Think about what yearbooks mean in the real world.  Seeing the images on the inside covers reminds me of looking at my mother’s old yearbooks.  Awkward smiles, goofy hair styles, these teenagers all uncomfortably pose, their naivety frozen in time, creating the unfortunate proof that one once looked like that.  Yearbooks exist to preserve memories, but what they’ve become is a way for us to laugh at what we once were.  Nevertheless, they give off a certain honesty.  It was a favorite game of mine to guess in my mother’s yearbooks who was popular and who wasn’t.  And sadly, its extremely easy to judge a book by its cover.  Its this same visual honesty that I found in the art of Burns’s work.  The smiles of those faces in the front cover so easily define these anonymous characters.  Although they only exist within these covers, a whole story could be created in each of these yearbook pictures, just like in real ones.  This visual honesty extends within the context of the novel.  His characters are realistic caricatures.  The depictions of the outcasts reminded me so much of real-life representations.  The chess-playing geeks, their acne-faced girlfriends, the pug noses of Rick and one of Keith’s buddy’s, even Keith’s distinct unibrow, are all symbols of the outcast. These images easily came to life in my mind, for because of their awkward features I could see them as real human beings.

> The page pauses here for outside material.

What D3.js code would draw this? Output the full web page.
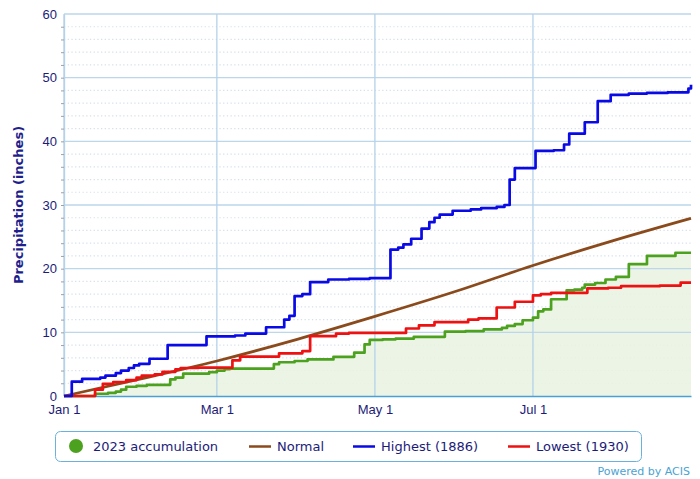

On the other hand, the ‘popular’ and ‘beautiful’ characters are interestingly the most nondescript, and I had the hardest time visualizing them as real people.  Perhaps this symbolizes how we view popularity.  Think of the classic story where the hot shot from high school becomes a nothing in the real world, while the nerds are famous billionaire geniuses.  The ‘popular’ characters in Black Hole fade out when they are exiled from high school as well.  Rob, for one, can’t exist outside of high school, and he ends up dead.  Chris is a mess – she drinks excessively, she doesn’t shower, she eats poorly – but I’m not saying she deserves it, as we often are made to feel from the destruction of popularity cliche.  But ‘popularity’ as it is represented in high school is not a permanent state of being, but a state that only exists during high school, and is only preserved in those posed yearbook smiles.